## Work to do:
Retype only what runs from the beginning of the data through the line with "edgecolor=BLUE, linewidth=0, zorder=2)"; please omit the pictures and keep every line exact.

## Given records:
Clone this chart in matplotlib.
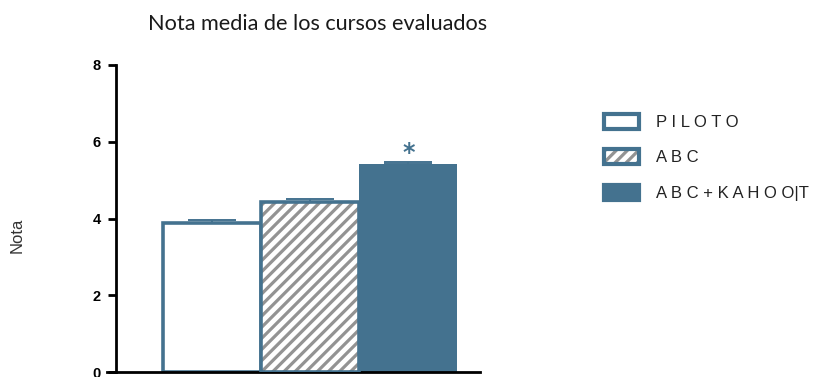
import matplotlib
matplotlib.use("Agg")
import matplotlib.pyplot as plt
from matplotlib.patches import Patch
from matplotlib.legend_handler import HandlerTuple

categories = ["P I L O T O", "A B C", "A B C + K A H O O|T"]
means = [3.88, 4.43, 5.42]
errors = [0.08, 0.07, 0.06]
yticks = [0, 2, 4, 6, 8]
title = "Nota media de los cursos evaluados"
ylabel = "Nota"

BLUE = "#44728f"
GRAY = "#939393"

plt.rcParams["hatch.linewidth"] = 2.3

W, H = 835, 377
fig = plt.figure(figsize=(W / 100, H / 100), dpi=100)

ax_l, ax_r, ax_b, ax_t = 116, 480, 372, 65
ax = fig.add_axes([ax_l / W, 1 - ax_b / H, (ax_r - ax_l) / W, (ax_b - ax_t) / H])
ax.patch.set_alpha(0)

x = list(range(len(categories)))

ax.bar(x[0], means[0], width=1.0, facecolor="white", edgecolor=BLUE, linewidth=2.6, zorder=2)
ax.bar(x[1], means[1], width=1.0, facecolor="white", edgecolor=GRAY, hatch="///", linewidth=0, zorder=2)
ax.bar(x[1], means[1], width=1.0, facecolor="none", edgecolor=BLUE, linewidth=2.6, zorder=3)
ax.bar(x[2], means[2], width=1.0, facecolor=BLUE, edgecolor=BLUE, linewidth=0, zorder=2)

ax.errorbar(x, means, yerr=[[0] * 3, errors], fmt="none", ecolor=BLUE, elinewidth=1.4,
            capsize=17, capthick=1.4, zorder=4)

ax.text(x[2], means[2] + 0.29, "*", ha="center", va="center", color=BLUE,
        fontsize=17, fontweight="bold", family="DejaVu Sans")

ax.set_xlim(-0.98, 2.73)
ax.set_ylim(0, 8)
ax.set_yticks(yticks)
ax.set_yticklabels([str(t) for t in yticks], fontweight="bold", fontsize=10.5, family="Liberation Sans")
ax.set_xticks([])
for s in ["top", "right"]:
    ax.spines[s].set_visible(False)
for s in ["left", "bottom"]:
    ax.spines[s].set_linewidth(2.0)
    ax.spines[s].set_color("black")
ax.spines["bottom"].set_bounds(-1.07, 2.73)
ax.spines["bottom"].set_clip_on(False)
ax.tick_params(axis="y", direction="out", length=6, width=2.0, pad=5, color="black")

t = fig.text(318 / W, 1 - 24 / H, title, ha="center", va="center", fontsize=14,
             family="Lato", color="#1a1a1a")
r = fig.canvas.get_renderer()
wpx = t.get_window_extent(r).width
t.set_fontsize(14 * 340 / wpx)

fig.text(17 / W, 1 - 235 / H, ylabel, ha="center", va="center", rotation=90,
         fontsize=12, family="Liberation Sans", color="#333333")

h1 = Patch(facecolor="white", edgecolor=BLUE, linewidth=3.0)
h2a = Patch(facecolor="white", edgecolor=GRAY, hatch="///", linewidth=0)
h2b = Patch(facecolor="none", edgecolor=BLUE, linewidth=3.0)
h3 = Patch(facecolor=BLUE, edgecolor=BLUE, linewidth=3.0)
leg = fig.legend([h1, (h2a, h2b), h3], categories,
                 handler_map={tuple: HandlerTuple(ndivide=1, pad=0)},
                 loc="upper left", bbox_to_anchor=(604 / W, 1 - 114 / H),
                 frameon=False, prop={"family": "Liberation Sans", "size": 12},
                 handlelength=2.1, handleheight=1.0, handletextpad=1.0,
                 labelspacing=1.15, borderpad=0, borderaxespad=0)
for tx in leg.get_texts():
    tx.set_color("#222222")

fig.savefig("out.png", dpi=100)
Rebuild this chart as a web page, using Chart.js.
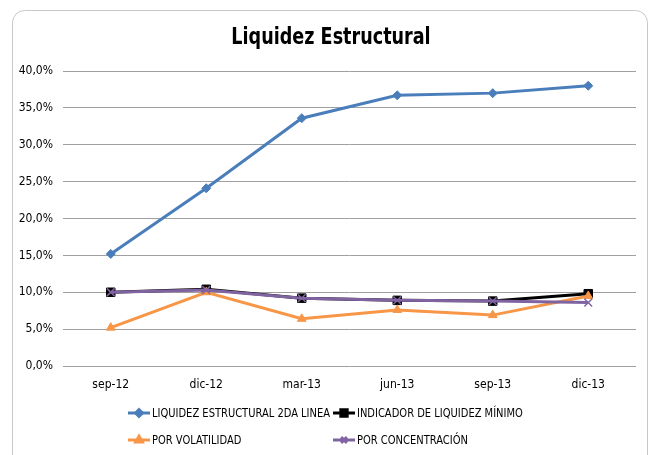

## Written response:
Clone this chart in matplotlib.
import matplotlib
matplotlib.use("Agg")
import matplotlib.pyplot as plt
from matplotlib.patches import Patch
from matplotlib.legend_handler import HandlerTuple

categories = ["P I L O T O", "A B C", "A B C + K A H O O|T"]
means = [3.88, 4.43, 5.42]
errors = [0.08, 0.07, 0.06]
yticks = [0, 2, 4, 6, 8]
title = "Nota media de los cursos evaluados"
ylabel = "Nota"

BLUE = "#44728f"
GRAY = "#939393"

plt.rcParams["hatch.linewidth"] = 2.3

W, H = 835, 377
fig = plt.figure(figsize=(W / 100, H / 100), dpi=100)

ax_l, ax_r, ax_b, ax_t = 116, 480, 372, 65
ax = fig.add_axes([ax_l / W, 1 - ax_b / H, (ax_r - ax_l) / W, (ax_b - ax_t) / H])
ax.patch.set_alpha(0)

x = list(range(len(categories)))

ax.bar(x[0], means[0], width=1.0, facecolor="white", edgecolor=BLUE, linewidth=2.6, zorder=2)
ax.bar(x[1], means[1], width=1.0, facecolor="white", edgecolor=GRAY, hatch="///", linewidth=0, zorder=2)
ax.bar(x[1], means[1], width=1.0, facecolor="none", edgecolor=BLUE, linewidth=2.6, zorder=3)
ax.bar(x[2], means[2], width=1.0, facecolor=BLUE, edgecolor=BLUE, linewidth=0, zorder=2)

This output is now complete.